OBJECTIVE - Leave out every picture, then transcribe the rest of the listing exactly.

── DATA PROVIDED ──

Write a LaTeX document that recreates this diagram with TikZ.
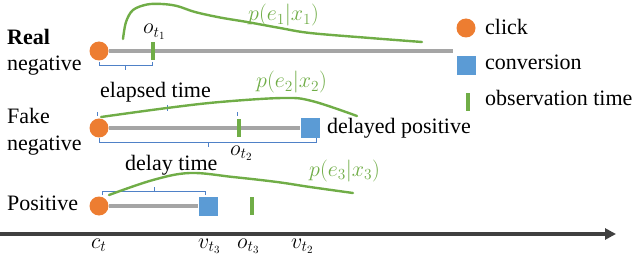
\documentclass[tikz,border=0pt]{standalone}
\usepackage{fix-cm}
\usepackage{fontspec}
\setmainfont{Liberation Serif}
\usetikzlibrary{arrows.meta}
\definecolor{clickorange}{HTML}{ED7D31}
\definecolor{convblue}{HTML}{5B9BD5}
\definecolor{obsgreen}{HTML}{70AD47}
\definecolor{linegray}{HTML}{A5A5A5}
\definecolor{axisgray}{HTML}{404040}
\definecolor{bracketblue}{HTML}{4F81C7}
\tikzset{
  clickdot/.style={circle,fill=clickorange,minimum size=19pt,inner sep=0pt},
  convsq/.style={rectangle,fill=convblue,minimum size=19pt,inner sep=0pt},
  obstick/.style={rectangle,fill=obsgreen,minimum width=3.5pt,minimum height=18pt,inner sep=0pt},
  timeline/.style={draw=linegray,line width=4pt},
  brace/.style={draw=bracketblue,line width=0.9pt},
  density/.style={draw=obsgreen,line width=2.4pt,line cap=round},
  lbl/.style={anchor=base west,inner sep=0pt,font=\fontsize{22}{26}\selectfont},
  mlbl/.style={anchor=base west,inner sep=0pt,font=\fontsize{22}{26}\selectfont},
}
\begin{document}
\begin{tikzpicture}[x=1pt,y=-1pt]
\useasboundingbox (0,0) rectangle (638,262);
% row nodes
\node[clickdot] (c1) at (99,51) {};
\coordinate (e1) at (453,51);
\node[clickdot] (c2) at (99,128) {};
\node[convsq] (s2) at (310,128) {};
\node[clickdot] (c3) at (99,206) {};
\node[convsq] (s3) at (208,206) {};
% timelines
\draw[timeline] (c1) -- (e1);
\draw[timeline] (c2) -- (s2);
\draw[timeline] (c3) -- (s3);
% observation ticks
\node[obstick] (o1) at (153,51) {};
\node[obstick] (o2) at (239,128) {};
\node[obstick] (o3) at (252,206) {};
% brackets
\draw[brace] (99,62) -- (99,65) -- (152,65) -- (152,62);
\draw[brace] (125,65) -- (125,70);
\draw[brace] (99,138) -- (99,142.5) -- (316,142.5) -- (316,138);
\draw[brace] (208,142.5) -- (208,147);
\draw[brace] (102,195) -- (102,191) -- (205,191) -- (205,195);
\draw[brace] (154,191) -- (154,187);
\draw[brace] (97,112.5) -- (97,116.5);
\draw[brace] (167,105) -- (167,111);
\draw[brace] (237,112.5) -- (237,116.5);
% density curves
\draw[density] plot[smooth,tension=0.55] coordinates {(123,39) (126,22) (133,10) (147,4.5) (162,4) (177,6) (195,12) (220,17.5) (247,22) (280,28) (310,33) (370,38) (422,42)};
\draw[density] plot[smooth,tension=0.6] coordinates {(101,117) (167,108) (220,102) (283,98) (312,101) (357,116)};
\draw[density] plot[smooth,tension=0.6] coordinates {(109,195) (153,180) (190,173) (233,177) (277,182) (310,187) (353,193)};
% axis
\coordinate (a0) at (0,234);
\coordinate (a1) at (616,234);
\draw[draw=axisgray,line width=4pt,-{Triangle[length=11pt,width=11pt]}] (a0) -- (a1);
% row labels
\node[lbl,font=\fontsize{22}{26}\selectfont\bfseries] (t1) at (7,45) {Real};
\node[lbl] (t2) at (7,71) {negative};
\node[lbl] (t3) at (7,124) {Fake};
\node[lbl] (t4) at (7,150) {negative};
\node[lbl] (t5) at (7,210) {Positive};
\node[lbl] (t6) at (100,97.5) {elapsed time};
\node[lbl] (t7) at (125,170) {delay time};
\node[lbl] (t8) at (327,134) {delayed positive};
% legend
\node[clickdot] (lc) at (466,28) {};
\node[lbl] (lct) at (485,35) {click};
\node[convsq] (ls) at (466,66) {};
\node[lbl] (lst) at (485,70) {conversion};
\node[obstick] (lo) at (468,102) {};
\node[lbl] (lot) at (485,106) {observation time};
% math labels
\node[mlbl,text=obsgreen] (p1) at (248,21) {$p(e_1|x_1)$};
\node[mlbl,text=obsgreen] (p2) at (256,88) {$p(e_2|x_2)$};
\node[mlbl,text=obsgreen] (p3) at (309,176) {$p(e_3|x_3)$};
\node[mlbl] (ot1) at (143,34) {$o_{t_1}$};
\node[mlbl] (ot2) at (230,155) {$o_{t_2}$};
\node[mlbl] (ct) at (91,248) {$c_t$};
\node[mlbl] (vt3) at (198,248) {$v_{t_3}$};
\node[mlbl] (ot3) at (237,248) {$o_{t_3}$};
\node[mlbl] (vt2) at (291,248) {$v_{t_2}$};
\end{tikzpicture}
\end{document}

───

SOLVED PROBLEM -
Write a LaTeX document that recreates this diagram with TikZ.
\documentclass[tikz,border=0pt]{standalone}
\usepackage{fix-cm}
\usepackage{fontspec}
\setmainfont{Liberation Serif}
\usetikzlibrary{arrows.meta}
\definecolor{clickorange}{HTML}{ED7D31}
\definecolor{convblue}{HTML}{5B9BD5}
\definecolor{obsgreen}{HTML}{70AD47}
\definecolor{linegray}{HTML}{A5A5A5}
\definecolor{axisgray}{HTML}{404040}
\definecolor{bracketblue}{HTML}{4F81C7}
\tikzset{
  clickdot/.style={circle,fill=clickorange,minimum size=19pt,inner sep=0pt},
  convsq/.style={rectangle,fill=convblue,minimum size=19pt,inner sep=0pt},
  obstick/.style={rectangle,fill=obsgreen,minimum width=3.5pt,minimum height=18pt,inner sep=0pt},
  timeline/.style={draw=linegray,line width=4pt},
  brace/.style={draw=bracketblue,line width=0.9pt},
  density/.style={draw=obsgreen,line width=2.4pt,line cap=round},
  lbl/.style={anchor=base west,inner sep=0pt,font=\fontsize{22}{26}\selectfont},
  mlbl/.style={anchor=base west,inner sep=0pt,font=\fontsize{22}{26}\selectfont},
}
\begin{document}
\begin{tikzpicture}[x=1pt,y=-1pt]
\useasboundingbox (0,0) rectangle (638,262);
% row nodes
\node[clickdot] (c1) at (99,51) {};
\coordinate (e1) at (453,51);
\node[clickdot] (c2) at (99,128) {};
\node[convsq] (s2) at (310,128) {};
\node[clickdot] (c3) at (99,206) {};
\node[convsq] (s3) at (208,206) {};
% timelines
\draw[timeline] (c1) -- (e1);
\draw[timeline] (c2) -- (s2);
\draw[timeline] (c3) -- (s3);
% observation ticks
\node[obstick] (o1) at (153,51) {};
\node[obstick] (o2) at (239,128) {};
\node[obstick] (o3) at (252,206) {};
% brackets
\draw[brace] (99,62) -- (99,65) -- (152,65) -- (152,62);
\draw[brace] (125,65) -- (125,70);
\draw[brace] (99,138) -- (99,142.5) -- (316,142.5) -- (316,138);
\draw[brace] (208,142.5) -- (208,147);
\draw[brace] (102,195) -- (102,191) -- (205,191) -- (205,195);
\draw[brace] (154,191) -- (154,187);
\draw[brace] (97,112.5) -- (97,116.5);
\draw[brace] (167,105) -- (167,111);
\draw[brace] (237,112.5) -- (237,116.5);
% density curves
\draw[density] plot[smooth,tension=0.55] coordinates {(123,39) (126,22) (133,10) (147,4.5) (162,4) (177,6) (195,12) (220,17.5) (247,22) (280,28) (310,33) (370,38) (422,42)};
\draw[density] plot[smooth,tension=0.6] coordinates {(101,117) (167,108) (220,102) (283,98) (312,101) (357,116)};
\draw[density] plot[smooth,tension=0.6] coordinates {(109,195) (153,180) (190,173) (233,177) (277,182) (310,187) (353,193)};
% axis
\coordinate (a0) at (0,234);
\coordinate (a1) at (616,234);
\draw[draw=axisgray,line width=4pt,-{Triangle[length=11pt,width=11pt]}] (a0) -- (a1);
% row labels
\node[lbl,font=\fontsize{22}{26}\selectfont\bfseries] (t1) at (7,45) {Real};
\node[lbl] (t2) at (7,71) {negative};
\node[lbl] (t3) at (7,124) {Fake};
\node[lbl] (t4) at (7,150) {negative};
\node[lbl] (t5) at (7,210) {Positive};
\node[lbl] (t6) at (100,97.5) {elapsed time};
\node[lbl] (t7) at (125,170) {delay time};
\node[lbl] (t8) at (327,134) {delayed positive};
% legend
\node[clickdot] (lc) at (466,28) {};
\node[lbl] (lct) at (485,35) {click};
\node[convsq] (ls) at (466,66) {};
\node[lbl] (lst) at (485,70) {conversion};
\node[obstick] (lo) at (468,102) {};
\node[lbl] (lot) at (485,106) {observation time};
% math labels
\node[mlbl,text=obsgreen] (p1) at (248,21) {$p(e_1|x_1)$};
\node[mlbl,text=obsgreen] (p2) at (256,88) {$p(e_2|x_2)$};
\node[mlbl,text=obsgreen] (p3) at (309,176) {$p(e_3|x_3)$};
\node[mlbl] (ot1) at (143,34) {$o_{t_1}$};
\node[mlbl] (ot2) at (230,155) {$o_{t_2}$};
\node[mlbl] (ct) at (91,248) {$c_t$};
\node[mlbl] (vt3) at (198,248) {$v_{t_3}$};
\node[mlbl] (ot3) at (237,248) {$o_{t_3}$};
\node[mlbl] (vt2) at (291,248) {$v_{t_2}$};
\end{tikzpicture}
\end{document}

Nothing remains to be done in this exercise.